Sealab II will enable the U.S. partly to catch up with, and in several respects to exceed, the undersea exploits of France's Jacques-Yves Cousteau (TIME cover, March 28, 1960). He has stationed teams of divers at 80 ft. for one week. This week, in his third major project, six French divers in a spherical capsule will live for 15 days at 330 ft. in the sea off the Riviera resort at Cap Ferrat.
Papa Topside. Built at a cost of $850,000, Sealab II is a 12-ft. by 57-ft. steel cylinder that houses a well-equipped scientific and medical labo ratory, a compact galley and a dining area with bunks lining the walls. Standing by on the surface is a support barge linked to Sealab by an umbilical cable for power and communications. From the barge, Navy Captain George F. Bond, 50, whom the aquanauts call "Papa Topside," bosses the exercise, chats with them by intercom and observes them by closed-circuit television.
Topside keeps a careful watch over the aquanauts' condition. Each morning the doctor on board Sealab takes blood, saliva and urine samples, checks the aquanauts' heartbeats, brain waves and blood pressures. The aquanauts are tested for sight and hearing, strength and coordination. At night each man sits down to an Electrowriter to file a confidential report to the surface on how he feels and, as Bond says, "what stinks about the program."

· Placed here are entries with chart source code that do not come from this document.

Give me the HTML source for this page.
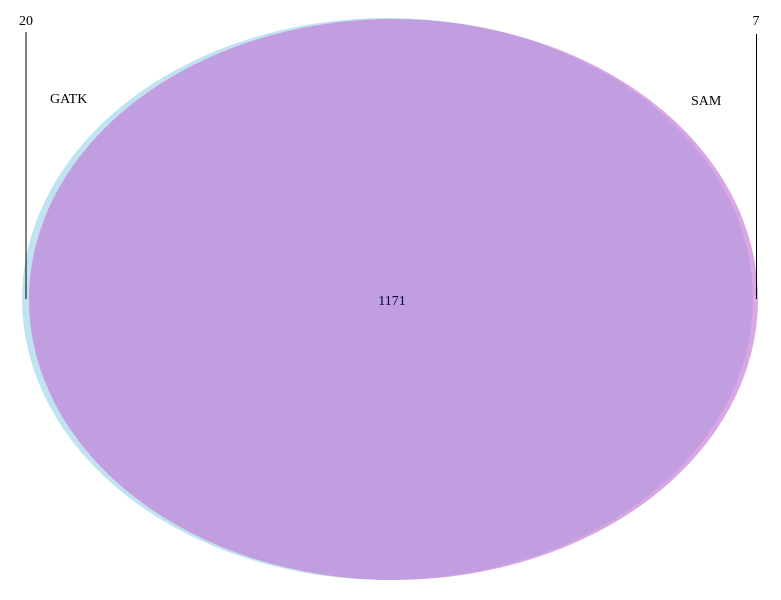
<!DOCTYPE html>
<html><head><meta charset="utf-8"><style>
body{margin:0;background:#fff;}
svg{display:block;font-family:"Liberation Serif",serif;}
</style></head><body>
<svg width="781" height="600">
<script>
</script>
<g id="g"></g>
<text x="26" y="25" font-size="14" text-anchor="middle">20</text>
<line x1="26" y1="32" x2="26" y2="299" stroke="#000" stroke-width="1"/>
<text x="756" y="25" font-size="14" text-anchor="middle">7</text>
<line x1="756.5" y1="34" x2="756.5" y2="299" stroke="#000" stroke-width="1"/>
<text x="50" y="103" font-size="14">GATK</text>
<text x="691" y="105" font-size="14">SAM</text>
</svg>
<script>
const setNames=["GATK","SAM"];
const onlyCounts=[20,7];
const overlapCount=[1171];
const svg=document.querySelector('svg');
const ns="http://www.w3.org/2000/svg";
const g=document.getElementById('g');


const a=document.createElementNS(ns,'ellipse');
a.setAttribute('cx',387.5);a.setAttribute('cy',299);a.setAttribute('rx',365.5);a.setAttribute('ry',281);
a.setAttribute('fill','#bfe4f0');


g.appendChild(a);
const b=document.createElementNS(ns,'ellipse');
b.setAttribute('cx',393.5);b.setAttribute('cy',299.5);b.setAttribute('rx',364.5);b.setAttribute('ry',280.5);
b.setAttribute('fill','#dba6e6');


g.appendChild(b);
const cp=document.createElementNS(ns,'clipPath');cp.id='cpA';
const ce=a.cloneNode();cp.appendChild(ce);svg.insertBefore(cp,g);
const o=document.createElementNS(ns,'ellipse');
o.setAttribute('cx',393.5);o.setAttribute('cy',299.5);o.setAttribute('rx',364.5);o.setAttribute('ry',280.5);
o.setAttribute('fill','#c09ee0');o.setAttribute('clip-path','url(#cpA)');


g.appendChild(o);
const t=document.createElementNS(ns,'text');
t.setAttribute('x',392);t.setAttribute('y',305);t.setAttribute('font-size','14');t.setAttribute('text-anchor','middle');t.setAttribute('fill','#000040');
t.textContent=overlapCount[0];


svg.appendChild(t);
</script>
</body></html>
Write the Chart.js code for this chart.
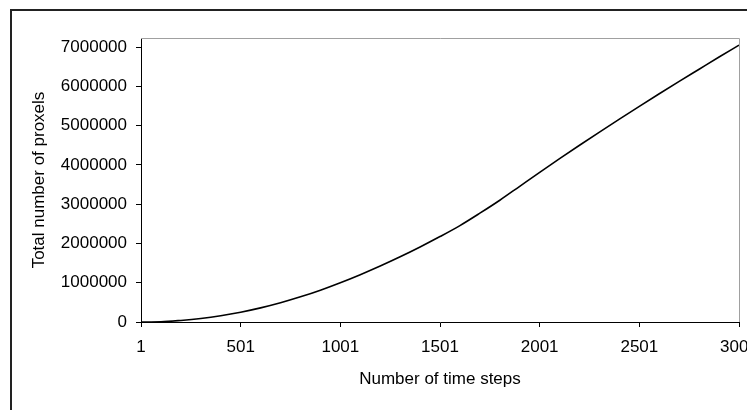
<!DOCTYPE html>
<html>
<head>
<meta charset="utf-8">
<script src="https://cdn.jsdelivr.net/npm/chart.js@4/dist/chart.umd.min.js"></script>
<style>
  html, body { margin: 0; padding: 0; background: #fff; overflow: hidden; width: 747px; height: 410px; }
  #wrap { position: absolute; left: 0; top: 0; width: 800px; height: 410px; }
  #frame { position: absolute; left: 10px; top: 9px; width: 900px; height: 600px; border: 2px solid #222; box-sizing: border-box; pointer-events: none; }
  canvas { position: absolute; left: 0; top: 0; }
</style>
</head>
<body>
<div id="wrap">
  <canvas id="c" width="800" height="410"></canvas>
  <div id="frame"></div>
</div>
<script>
// Time steps (x) and total number of proxels (y)
const timeSteps = [1, 101, 201, 301, 401, 501, 601, 701, 801, 901, 1001, 1101, 1201, 1301, 1401, 1501,
  1601, 1701, 1801, 1901, 2001, 2101, 2201, 2301, 2401, 2501, 2601, 2701, 2801, 2901, 3001];
const proxels = [0, 5000, 40000, 90000, 160000, 250000, 360000, 490000, 640000, 810000, 1000000,
  1205000, 1425000, 1660000, 1910000, 2175000, 2455000, 2770000, 3100000, 3455000, 3810000,
  4160000, 4500000, 4835000, 5165000, 5490000, 5810000, 6125000, 6435000, 6745000, 7050000];
const xTickValues = [1, 501, 1001, 1501, 2001, 2501, 3001];
const yTickValues = [0, 1000000, 2000000, 3000000, 4000000, 5000000, 6000000, 7000000];
const xTitle = 'Number of time steps';
const yTitle = 'Total number of proxels';

const FONT = { family: '"Liberation Sans", Arial, sans-serif', size: 17 };

const plotBorder = {
  id: 'plotBorder',
  afterDraw(chart) {
    const { ctx, chartArea: a } = chart;
    ctx.save();
    ctx.strokeStyle = '#a0a0a0';
    ctx.lineWidth = 1;
    ctx.beginPath();
    ctx.moveTo(a.left, a.top + 0.5);
    ctx.lineTo(a.right + 0.5, a.top + 0.5);
    ctx.lineTo(a.right + 0.5, a.bottom);
    ctx.stroke();
    ctx.restore();
  }
};

new Chart(document.getElementById('c'), {
  type: 'line',
  data: {
    datasets: [{
      data: timeSteps.map((t, i) => ({ x: t, y: proxels[i] })),
      borderColor: '#000',
      borderWidth: 1.6,
      pointRadius: 0,
      fill: false,
      cubicInterpolationMode: 'monotone'
    }]
  },
  plugins: [plotBorder],
  options: {
    responsive: false,
    animation: false,
    devicePixelRatio: 1,
    layout: { padding: { left: 0, top: 38, right: 61, bottom: 0 } },
    plugins: { legend: { display: false }, tooltip: { enabled: false } },
    scales: {
      x: {
        type: 'linear',
        min: 1,
        max: 3001,
        afterBuildTicks: (s) => { s.ticks = xTickValues.map(v => ({ value: v })); },
        afterFit: (s) => { s.height = 88; },
        grid: { display: true, drawOnChartArea: false, drawTicks: true, tickLength: 5, color: '#000' },
        border: { display: true, color: '#000', width: 1 },
        ticks: { color: '#000', font: FONT, padding: 10, maxRotation: 0, autoSkip: false, callback: (v) => String(v) },
        title: { display: true, text: xTitle, color: '#000', font: FONT, padding: { top: 0, bottom: 20 } }
      },
      y: {
        type: 'linear',
        min: 0,
        max: 7230000,
        afterBuildTicks: (s) => { s.ticks = yTickValues.map(v => ({ value: v })); },
        afterFit: (s) => { s.width = 141; },
        grid: { display: true, drawOnChartArea: false, drawTicks: true, tickLength: 5, color: '#000' },
        border: { display: true, color: '#000', width: 1 },
        ticks: { color: '#000', font: FONT, padding: 9, autoSkip: false, callback: (v) => String(v) },
        title: { display: true, text: yTitle, color: '#000', font: FONT, padding: { top: 29, bottom: 0 } }
      }
    }
  }
});
</script>
</body>
</html>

Topsy-Turvy Life. Supplies are lowered to Sealab in a small, pressurized capsulean aquatic dumbwaiter that brings in such goodies as chocolate cake and fresh meat to supplement the aquanauts' stock of freeze-dried food. The men can watch commercial TV but prefer to peer out the portholes at the fish looking in at them. During the flight of Gemini 5, Aquanaut Carpenter even chatted directly with Astronaut Gordon Cooper. In case of emergency, the men could get power and fresh water from a tube linking them to shore, and they could surface in a 14-ft. capsule anchored outside the Sealab.